2018-02-22 08:34:21 UTC - SansWord Huang: Another question, how to decide how
many bookies I need?
And can I dynamically add / remove bookies from BookKeeper cluster?
2018-02-22 08:39:58 UTC - Sijie Guo: a simple way to calculate is based on your
network/disk bandwidth per bookie. for example, assume if a bookie machine has
1Gb nic or 1 HDD disk for journal disk, that mean the ingress bandwidth is
around 100MB/second. If you are sending 500MB/second to brokers, and you
configure broker to store 3 replicas, that means from brokers to bookies it
will be 500MB/second * 3 , then you divide to a bookie’s network limit =>
500MB/second * 3 / 100MB/second ~= 15 bookies.
producer throughput * num_replicas / network bandwidth per bookie
2018-02-22 08:42:47 UTC - Sijie Guo: @SansWord Huang yes you can dynamically
add and remove bookies. adding bookies is much easier, you just add new
machines, and the bookies will be automatically discovered by brokers, so
brokers will start sending traffic there without data rebalancing. removing
bookies is also easy, you can just stop a bookie machine (or even you can turn
a bookie into readonly for serving read-only traffic). However you might need
to pay attentions on removing bookies, because you don’t want to remove all
replicas at the same time, which would cause your data unavailable. so in
general, when you remove a bookie, you stop one bookie, wait for the data to be
replicated, after the data is replicated, then stop the second one.

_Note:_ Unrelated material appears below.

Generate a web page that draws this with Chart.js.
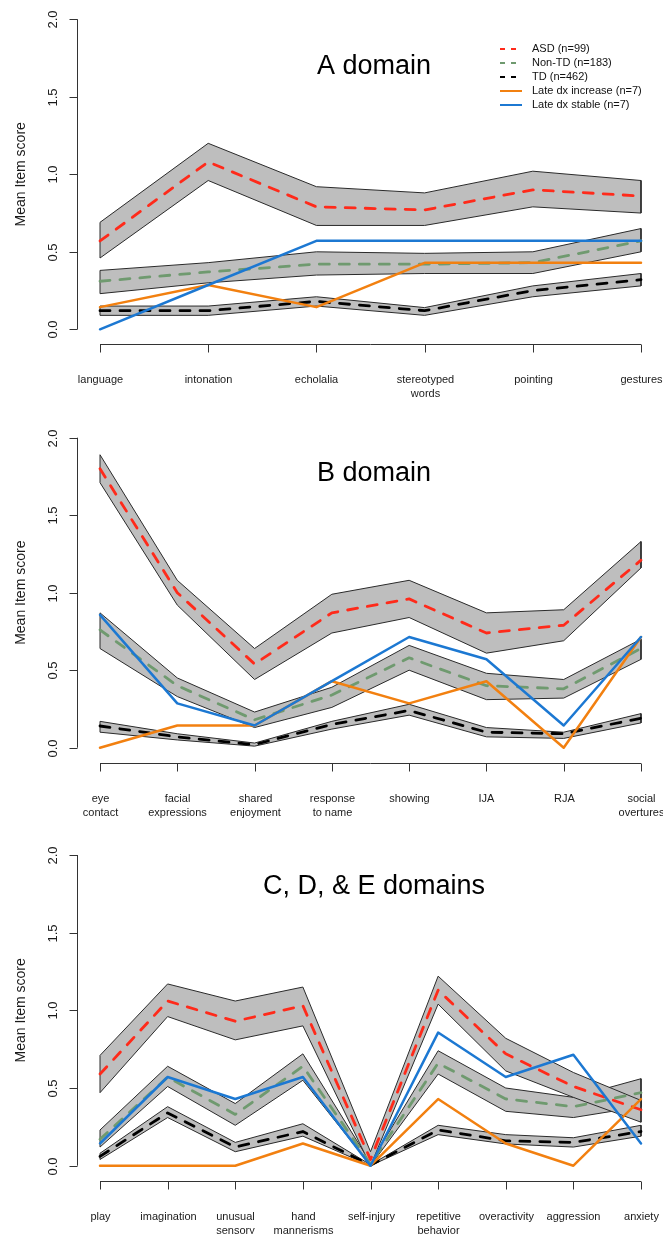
<!DOCTYPE html>
<html><head><meta charset="utf-8">
<script src="https://cdn.jsdelivr.net/npm/chart.js@4.4.1/dist/chart.umd.min.js"></script>
<style>
html,body{margin:0;padding:0;background:#fff;}
#wrap{position:relative;width:663px;height:1234px;overflow:hidden;background:#fff;}
canvas{position:absolute;left:0;}
</style></head><body>
<div id="wrap">
<canvas id="cA" width="663" height="400" style="top:0px"></canvas>
<canvas id="cB" width="663" height="420" style="top:400px"></canvas>
<canvas id="cC" width="663" height="414" style="top:820px"></canvas>
</div>
<script>
// ---------- DATA ----------
const seriesNames = ['ASD (n=99)', 'Non-TD (n=183)', 'TD (n=462)', 'Late dx increase (n=7)', 'Late dx stable (n=7)'];
const yTicks = [0, 0.5, 1, 1.5, 2];
const yTickLabels = ['0.0', '0.5', '1.0', '1.5', '2.0'];
const yTitle = 'Mean Item score';

// A domain
const titleA = 'A domain';
const categoriesA = [['language'], ['intonation'], ['echolalia'], ['stereotyped', 'words'], ['pointing'], ['gestures']];
const asdA      = [0.57, 1.08, 0.79, 0.77, 0.90, 0.86];
const asdHiA    = [0.69, 1.20, 0.92, 0.88, 1.02, 0.96];
const asdLoA    = [0.46, 0.96, 0.67, 0.67, 0.79, 0.75];
const nontdA    = [0.31, 0.37, 0.42, 0.42, 0.43, 0.57];
const nontdHiA  = [0.38, 0.43, 0.50, 0.49, 0.50, 0.65];
const nontdLoA  = [0.23, 0.30, 0.35, 0.36, 0.36, 0.50];
const tdA       = [0.12, 0.12, 0.18, 0.12, 0.25, 0.32];
const tdHiA     = [0.15, 0.15, 0.21, 0.14, 0.28, 0.36];
const tdLoA     = [0.09, 0.09, 0.15, 0.09, 0.21, 0.28];
const lateIncA  = [0.143, 0.286, 0.143, 0.429, 0.429, 0.429];
const lateStabA = [0, 0.286, 0.571, 0.571, 0.571, 0.571];

// B domain
const titleB = 'B domain';
const categoriesB = [['eye', 'contact'], ['facial', 'expressions'], ['shared', 'enjoyment'], ['response', 'to name'], ['showing'], ['IJA'], ['RJA'], ['social', 'overtures']];
const asdB      = [1.80, 1.00, 0.54, 0.87, 0.96, 0.74, 0.79, 1.21];
const asdHiB    = [1.89, 1.08, 0.64, 0.99, 1.08, 0.87, 0.89, 1.33];
const asdLoB    = [1.71, 0.92, 0.44, 0.74, 0.84, 0.61, 0.69, 1.16];
const nontdB    = [0.76, 0.40, 0.18, 0.34, 0.58, 0.40, 0.38, 0.64];
const nontdHiB  = [0.87, 0.45, 0.23, 0.39, 0.66, 0.48, 0.44, 0.70];
const nontdLoB  = [0.64, 0.33, 0.13, 0.26, 0.50, 0.31, 0.32, 0.57];
const tdB       = [0.14, 0.07, 0.02, 0.15, 0.24, 0.10, 0.09, 0.19];
const tdHiB     = [0.17, 0.09, 0.03, 0.17, 0.28, 0.13, 0.10, 0.22];
const tdLoB     = [0.10, 0.05, 0.01, 0.12, 0.21, 0.07, 0.06, 0.16];
const lateIncB  = [0, 0.143, 0.143, 0.429, 0.286, 0.429, 0, 0.714];
const lateStabB = [0.857, 0.286, 0.143, 0.429, 0.714, 0.571, 0.143, 0.714];

// C, D & E domains
const titleC = 'C, D, & E domains';
const categoriesC = [['play'], ['imagination'], ['unusual', 'sensory'], ['hand', 'mannerisms'], ['self-injury'], ['repetitive', 'behavior'], ['overactivity'], ['aggression'], ['anxiety']];
const asdC      = [0.59, 1.06, 0.93, 1.03, 0.04, 1.13, 0.72, 0.51, 0.36];
const asdHiC    = [0.71, 1.17, 1.06, 1.15, 0.09, 1.22, 0.82, 0.60, 0.42];
const asdLoC    = [0.47, 0.96, 0.81, 0.90, 0.00, 1.04, 0.61, 0.44, 0.28];
const nontdC    = [0.17, 0.57, 0.33, 0.64, 0.01, 0.66, 0.43, 0.38, 0.47];
const nontdHiC  = [0.23, 0.64, 0.40, 0.72, 0.02, 0.74, 0.50, 0.44, 0.56];
const nontdLoC  = [0.12, 0.51, 0.26, 0.55, 0.00, 0.59, 0.35, 0.31, 0.38];
const tdC       = [0.06, 0.34, 0.12, 0.22, 0.003, 0.23, 0.16, 0.15, 0.22];
const tdHiC     = [0.08, 0.38, 0.15, 0.27, 0.006, 0.26, 0.20, 0.18, 0.26];
const tdLoC     = [0.04, 0.31, 0.09, 0.19, 0.00, 0.20, 0.14, 0.12, 0.19];
const lateIncC  = [0, 0, 0, 0.143, 0, 0.429, 0.143, 0, 0.429];
const lateStabC = [0.143, 0.571, 0.429, 0.571, 0, 0.857, 0.571, 0.714, 0.143];

// ---------- STYLE ----------
const FONT = '"Liberation Sans", Arial, Helvetica, sans-serif';
const C_ASD = '#ff2a1a', C_NONTD = '#6f9a6f', C_TD = '#000000', C_INC = '#f28010', C_STAB = '#1c78d2';
const BAND_FILL = '#bebebe', BAND_EDGE = '#2a2a2a';
const DASH = [10, 10];

const pts = arr => arr.map((v, i) => ({x: i, y: v}));
const band = (hi, lo) => { const p = pts(hi); return p.concat(pts(lo).reverse(), [p[0]]); };

function makeDatasets(d) {
  const bandDs = (label, hi, lo, order) => ({label, data: band(hi, lo), fill: 'shape', backgroundColor: BAND_FILL,
    borderColor: BAND_EDGE, borderWidth: 1, order, clip: false, pointRadius: 0, tension: 0});
  const meanDs = (label, arr, color, order) => ({label, data: pts(arr), fill: false, borderColor: color, borderWidth: 2.8,
    borderDash: DASH, borderCapStyle: 'round', borderJoinStyle: 'round', order, clip: false, pointRadius: 0, tension: 0});
  const solidDs = (label, arr, color, order) => ({label, data: pts(arr), fill: false, borderColor: color, borderWidth: 2.5,
    borderCapStyle: 'round', borderJoinStyle: 'round', order, clip: false, pointRadius: 0, tension: 0});
  return [
    bandDs('TD band', d.tdHi, d.tdLo, 7),
    bandDs('Non-TD band', d.nontdHi, d.nontdLo, 6),
    bandDs('ASD band', d.asdHi, d.asdLo, 5),
    meanDs(seriesNames[2], d.td, C_TD, 4),
    meanDs(seriesNames[1], d.nontd, C_NONTD, 3),
    meanDs(seriesNames[0], d.asd, C_ASD, 2),
    solidDs(seriesNames[3], d.inc, C_INC, 1),
    solidDs(seriesNames[4], d.stab, C_STAB, 0)
  ];
}

const rAxes = {
  id: 'rAxes',
  afterDraw(chart, args, o) {
    const ctx = chart.ctx, xs = chart.scales.x, ys = chart.scales.y;
    const cats = o.categories;
    ctx.save();
    ctx.strokeStyle = '#333'; ctx.lineWidth = 1; ctx.fillStyle = '#1a1a1a';
    // y axis
    const ax = 77.5;
    const yb = ys.getPixelForValue(yTicks[0]), yt = ys.getPixelForValue(yTicks[yTicks.length - 1]);
    ctx.beginPath(); ctx.moveTo(ax, yb); ctx.lineTo(ax, yt); ctx.stroke();
    ctx.font = '13px ' + FONT; ctx.textAlign = 'center'; ctx.textBaseline = 'middle';
    yTicks.forEach((t, i) => {
      const py = Math.round(ys.getPixelForValue(t)) + 0.5;
      ctx.beginPath(); ctx.moveTo(ax, py); ctx.lineTo(ax - 8, py); ctx.stroke();
      ctx.save(); ctx.translate(53, py); ctx.rotate(-Math.PI / 2); ctx.fillText(yTickLabels[i], 0, 0); ctx.restore();
    });
    ctx.font = '14px ' + FONT;
    ctx.save(); ctx.translate(21, (yb + yt) / 2); ctx.rotate(-Math.PI / 2); ctx.fillText(yTitle, 0, 0); ctx.restore();
    // x axis
    const axY = Math.round(yb + 15) + 0.5;
    const x0 = xs.getPixelForValue(0), x1 = xs.getPixelForValue(cats.length - 1);
    ctx.beginPath(); ctx.moveTo(x0, axY); ctx.lineTo(x1, axY); ctx.stroke();
    ctx.font = '11px ' + FONT;
    cats.forEach((lab, i) => {
      const px = Math.round(xs.getPixelForValue(i)) + 0.5;
      ctx.beginPath(); ctx.moveTo(px, axY); ctx.lineTo(px, axY + 8); ctx.stroke();
      lab.forEach((line, k) => ctx.fillText(line, px, axY + 35 + k * 14));
    });
    // title
    ctx.fillStyle = '#000';
    ctx.font = '27px ' + FONT; ctx.textBaseline = 'alphabetic';
    ctx.fillText(o.title, 374, o.titleY);
    // legend
    if (o.legend) {
      const styles = [
        {c: C_ASD, dash: true}, {c: C_NONTD, dash: true}, {c: C_TD, dash: true},
        {c: C_INC, dash: false}, {c: C_STAB, dash: false}
      ];
      ctx.font = '11px ' + FONT; ctx.textAlign = 'left'; ctx.textBaseline = 'middle';
      styles.forEach((s, i) => {
        const ly = 49 + i * 14;
        ctx.save();
        ctx.strokeStyle = s.c; ctx.lineWidth = 2;
        ctx.setLineDash(s.dash ? [5, 6] : []);
        ctx.beginPath(); ctx.moveTo(500, ly); ctx.lineTo(s.dash ? 517 : 522, ly); ctx.stroke();
        ctx.restore();
        ctx.fillStyle = '#111';
        ctx.fillText(seriesNames[i], 532, ly);
      });
    }
    ctx.restore();
  }
};

function build(id, d, cats, title, titleY, pad, legend) {
  new Chart(document.getElementById(id), {
    type: 'line',
    data: {datasets: makeDatasets(d)},
    options: {
      responsive: false, animation: false, devicePixelRatio: 1, events: [],
      layout: {padding: pad},
      scales: {
        x: {type: 'linear', display: false, min: 0, max: cats.length - 1},
        y: {type: 'linear', display: false, min: 0, max: 2}
      },
      plugins: {
        legend: {display: false}, tooltip: {enabled: false},
        rAxes: {categories: cats, title, titleY, legend}
      }
    },
    plugins: [rAxes]
  });
}

build('cA', {asd: asdA, asdHi: asdHiA, asdLo: asdLoA, nontd: nontdA, nontdHi: nontdHiA, nontdLo: nontdLoA,
  td: tdA, tdHi: tdHiA, tdLo: tdLoA, inc: lateIncA, stab: lateStabA}, categoriesA, titleA, 74,
  {left: 100, right: 22, top: 19.3, bottom: 70.7}, true);
build('cB', {asd: asdB, asdHi: asdHiB, asdLo: asdLoB, nontd: nontdB, nontdHi: nontdHiB, nontdLo: nontdLoB,
  td: tdB, tdHi: tdHiB, tdLo: tdLoB, inc: lateIncB, stab: lateStabB}, categoriesB, titleB, 81,
  {left: 100, right: 22, top: 37.7, bottom: 72.3}, false);
build('cC', {asd: asdC, asdHi: asdHiC, asdLo: asdLoC, nontd: nontdC, nontdHi: nontdHiC, nontdLo: nontdLoC,
  td: tdC, tdHi: tdHiC, tdLo: tdLoC, inc: lateIncC, stab: lateStabC}, categoriesC, titleC, 74,
  {left: 100, right: 22, top: 35, bottom: 68.3}, false);
</script>
</body></html>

2018-02-22 08:42:55 UTC - Sijie Guo: hope this help
2018-02-22 08:55:29 UTC - SansWord Huang: it helps a lot!
it triggers more questions related to BookKeeper.
I’m wondering are these knowhow are in the doc?
What size should I estimate for journal disc and ledger storage device?
data first written into journal disc then “flush” into ledger storage?
when will data be rebalanced? how do I know my data is already replicated?